Graham Smith OBE from Toyota Motor Europe reiterated his company’s commitment to launch its fuel cell vehicle in 2015, speaking about its latest developments including a new stack which achieves a power density of 3 kW/L, reduced costs for its hydrogen tanks and Toyota’s goal to reduce overall costs to 1/20th that of its FCHV-Adv fuel cell prototype. Smith put the upcoming launch of fuel cell vehicles into context by talking about the Prius. Introduced in 1997, it took almost ten years (117 months) to reach cumulative sales of one million vehicles – and this despite using the existing refuelling infrastructure. Over 5.5 million hybrids have now been sold, with the last million only taking 11 months, highlighting the dramatic increases in adoption. Fuel cell vehicles will get there, but it will take time.
Two representatives from Air Products (AP) followed, staring with Julia Hicks who gave an overview of the company’s activities relating to hydrogen refuelling. AP is involved in a number of UK projects including building a second state-of-the-art hydrogen station in London, supporting the Aberdeen bus project and the hydrogen ferry, operating in Bristol harbour. As more fuel cell electric vehicles arrive during the next few years, AP will look to build stations in clusters, starting with London, eventually effecting nationwide coverage. Lisa Jordan followed with an update on AP’s Teeside waste-to-energy project. The site can handle 350 tonnes of waste per year, generating 50 MW of energy – enough to power 50,000 UK homes. The company already has waste purchase agreements in place and has secured a power purchase agreement with a well-known high street chain. The site is expected to come on-stream in 2014.
A preview of the Fuel Cell Today Industry Review 2013 was presented next, which was due for release the following week. Overall growth was seen for both shipments and megawatts in 2012 vs. the previous year and with a number of new projects being launched, 2013 is set to further eclipse all previous records for the sector. The 2013 Review is a free download at www.fuelcelltoday.com.
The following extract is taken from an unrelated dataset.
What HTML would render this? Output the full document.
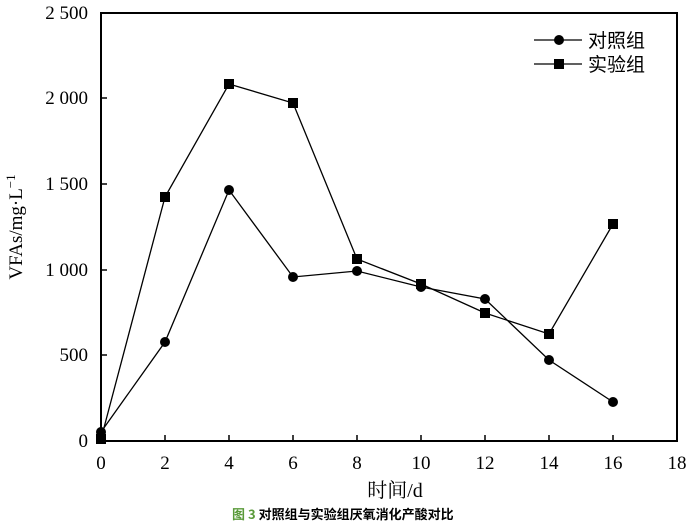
<!DOCTYPE html>
<html><head><meta charset="utf-8"><style>body{margin:0;background:#fff}</style></head><body>
<svg width="698" height="524" xmlns="http://www.w3.org/2000/svg" font-family="Liberation Serif, Noto Serif CJK SC, serif">
<rect x="101" y="13" width="576" height="428" fill="none" stroke="#000" stroke-width="2"/>
<g stroke="#000" stroke-width="1.5">
<line x1="165" y1="441" x2="165" y2="435"/><line x1="229" y1="441" x2="229" y2="435"/><line x1="293" y1="441" x2="293" y2="435"/><line x1="357" y1="441" x2="357" y2="435"/><line x1="421" y1="441" x2="421" y2="435"/><line x1="485" y1="441" x2="485" y2="435"/><line x1="549" y1="441" x2="549" y2="435"/><line x1="613" y1="441" x2="613" y2="435"/>
<line x1="101" y1="355" x2="107" y2="355"/><line x1="101" y1="270" x2="107" y2="270"/><line x1="101" y1="184" x2="107" y2="184"/><line x1="101" y1="98" x2="107" y2="98"/>
</g>
<g font-size="19" text-anchor="middle">
<text x="101" y="469">0</text><text x="165" y="469">2</text><text x="229" y="469">4</text><text x="293" y="469">6</text><text x="357" y="469">8</text><text x="421" y="469">10</text><text x="485" y="469">12</text><text x="549" y="469">14</text><text x="613" y="469">16</text><text x="677" y="469">18</text>
</g>
<g font-size="19" text-anchor="end">
<text x="88" y="447">0</text><text x="88" y="361">500</text><text x="88" y="276">1 000</text><text x="88" y="190">1 500</text><text x="88" y="104">2 000</text><text x="88" y="19">2 500</text>
</g>
<text x="395" y="497" font-size="20" text-anchor="middle">时间/d</text>
<text transform="translate(22,227) rotate(-90)" font-size="19" text-anchor="middle">VFAs/mg·L<tspan dy="-7" font-size="13">−1</tspan></text>
<polyline fill="none" stroke="#000" stroke-width="1.3" points="101,432 165,342 229,190 293,277 357,271 421,287 485,299 549,360 613,402"/>
<polyline fill="none" stroke="#000" stroke-width="1.3" points="101,439 165,197 229,84 293,103 357,259 421,284 485,313 549,334 613,224"/>
<g fill="#000">
<circle cx="101" cy="432" r="5"/><circle cx="165" cy="342" r="5"/><circle cx="229" cy="190" r="5"/><circle cx="293" cy="277" r="5"/><circle cx="357" cy="271" r="5"/><circle cx="421" cy="287" r="5"/><circle cx="485" cy="299" r="5"/><circle cx="549" cy="360" r="5"/><circle cx="613" cy="402" r="5"/>
<rect x="96" y="434" width="10" height="10"/><rect x="160" y="192" width="10" height="10"/><rect x="224" y="79" width="10" height="10"/><rect x="288" y="98" width="10" height="10"/><rect x="352" y="254" width="10" height="10"/><rect x="416" y="279" width="10" height="10"/><rect x="480" y="308" width="10" height="10"/><rect x="544" y="329" width="10" height="10"/><rect x="608" y="219" width="10" height="10"/>
<line x1="534" y1="40" x2="582" y2="40" stroke="#000" stroke-width="1.3"/><circle cx="559" cy="40" r="5"/>
<line x1="534" y1="64" x2="582" y2="64" stroke="#000" stroke-width="1.3"/><rect x="554" y="59" width="10" height="10"/>
</g>
<text x="588" y="47" font-size="19" font-family="Noto Sans CJK SC, sans-serif">对照组</text>
<text x="588" y="71" font-size="19" font-family="Noto Sans CJK SC, sans-serif">实验组</text>
<text x="232" y="519" font-size="13" font-weight="bold" font-family="Noto Sans CJK SC, sans-serif"><tspan fill="#5a9a3a">图 3</tspan> 对照组与实验组厌氧消化产酸对比</text>
</svg>
</body></html>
Maintaining the diversity of topics, Dave Densley from energy utility SSE discussed the difficulties integrating renewable sources of electricity into the national grid. Matching supply to demand which varies from the summer minimum up to the winter maximum is one challenge which is becoming more difficult due to the inherent variability of wind and solar power. SSE views the move from a passive grid towards a more active smarter grid as one way in which this balancing can be achieved.
The afternoon had a variety of presentations from Caledonian Marine Assets which is interested in zero-emission ferries for its routes to the Western Isle of Scotland, further details about the Aberdeen bus project were also provided, which is hoping to have vehicles available for demonstration at the All Energy event in Aberdeen in 2014. The first bus is currently under construction at its supplier, Van Hool. Hydrogenics provided an update on its activities in the power-to-gas sector, currently high-profile in Germany, but also of significant interest to Scotland. ITM Power presented on a similar theme, but specifically using the hydrogen for methanation. It is currently identifying suitable sites where the maximum benefits to the electricity grid can be demonstrated.
To close out the conference John Lidderdale, Chairman of the SHFCA, suggested the organisation should take on the responsibility to assemble a roadmap for hydrogen and fuel cell deployment in Scotland. This direction and the understanding of what will be needed is crucial to maintaining the momentum achieved in the country thus far and involving as many different stakeholders as possible including businesses, cities, government and different industries will be a key part in this process.
The conference as a whole was very interesting with good opportunities for networking in between the sessions. The SHFCA is one of the most active national organisations globally and strives to attract and include a wide variety of stakeholders. It currently has around 80 members including fuel cell and hydrogen companies, energy utilities, regional councils, consultants, solicitors and universities.